Al declararse en quiebra, se paralizan las demandas por impagos y cesa la acumulación de intereses por morosidad
En sí, cuando una persona física o una familia se declaran en quiebra e inician este procedimiento, lo que se hace es reunir a todos los acreedores, evaluar la situación financiera del deudor y decidir, de manera conjunta y con supervisión judicial, cuál es la mejor solución para todos. Así, teniendo en cuenta las posibilidades y las carencias de la familia, se presentará una propuesta de convenio, las pautas que se habrán de seguir para poder saldar esa deuda. La reducción total o el aplazamiento de pago acordados permitirán que el núcleo familiar pueda hacer frente a los compromisos que ha contraído sin perder, en este caso, la vivienda. El aspecto negativo son las costas del proceso, ya que requiere la implicación de varios profesionales, desde abogados y procuradores, hasta administradores concursales y economistas. Por esta razón, más que por el desconocimiento de la vía, es por lo que muchas familias se abstienen de intentarlo; aunque, tal como registra el INE, en los últimos años aumentado el número de casos.
Vender el piso, ceder la hipoteca
Ante la incertidumbre económica y la resignación de perder el inmueble, la alternativa más evidente y, en apariencia, sencilla, es poner el piso a la venta. Deshacerse de la vivienda mediante un contrato de compraventa es deshacerse de la deuda, de los agobios y del problema. O lo era… La crisis ha trastocado por completo los mecanismos que, hasta hace poco, funcionaban.
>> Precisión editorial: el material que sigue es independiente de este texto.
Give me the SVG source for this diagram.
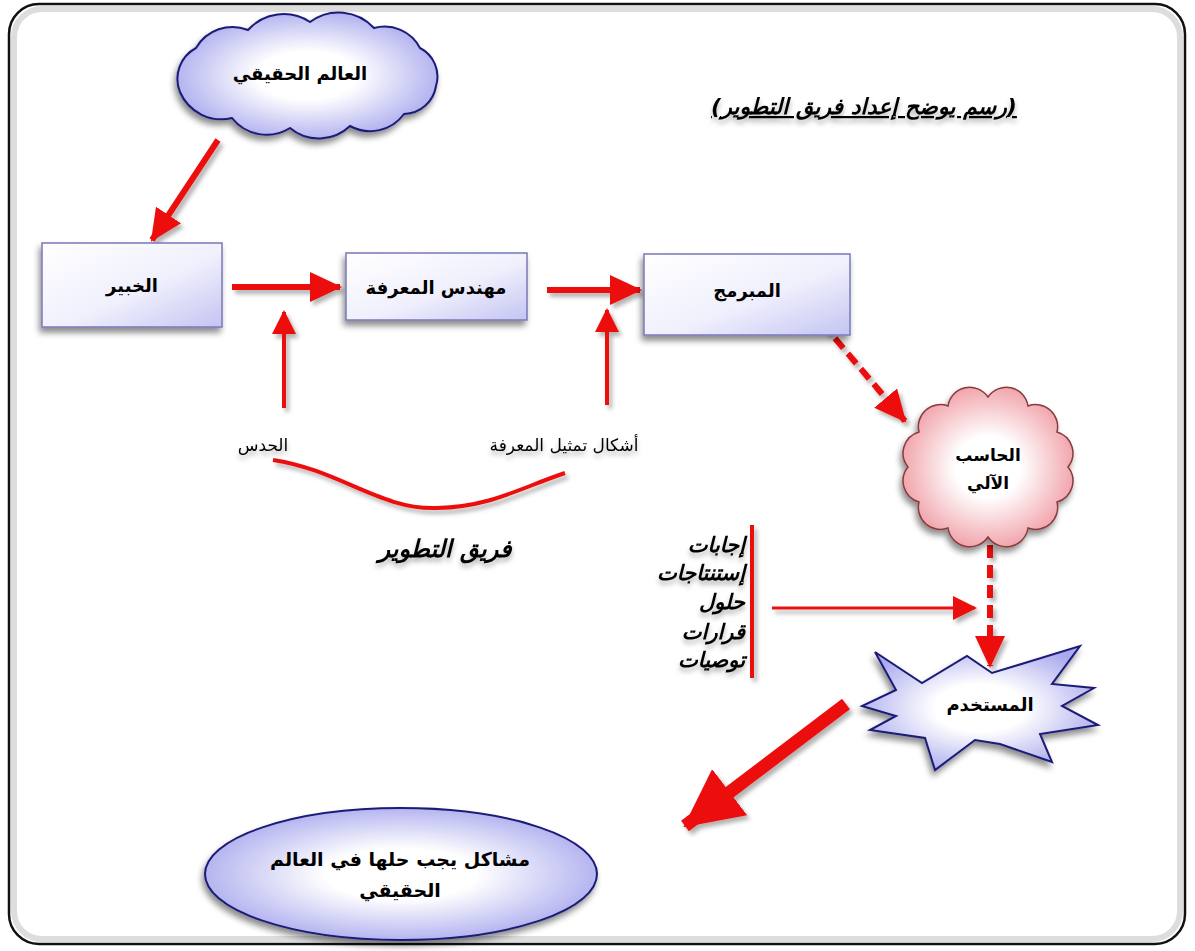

Por un lado, los pisos se han devaluado, por otro, no hay tantos compradores y, como si esto no bastara, cuando aparece un interesado, el endurecimiento de las condiciones de los bancos le dificulta acceder a un préstamo. En esta línea, la relación oferta-demanda muestra su arista más cruel.
En la actualidad, hay más inmuebles a la venta que personas con posibilidad real de adquirirlos. Y si a ello se suma la desesperación del propietario por cerrar el trato lo antes posible, el resultado es, cuando menos, nefasto. Los pisos se malvenden, no alcanzan para cubrir la deuda y, además, se pierde la vivienda. Por ello, de un tiempo a esta parte, cada vez hay más propietarios dispuestos a ceder su hipoteca; esto es, transferir todos los derechos y obligaciones a otra persona que, a partir de ese momento, será dueña del inmueble y se hará cargo de la deuda. En cualquier caso, este tipo de acuerdo debe de hacerse con conocimiento del banco que, además, deberá dar su aprobación. Tras estudiar el caso y evaluar la situación, las entidades suelen dar el visto bueno cuando la solvencia del nuevo propietario es igual o superior al del cliente anterior.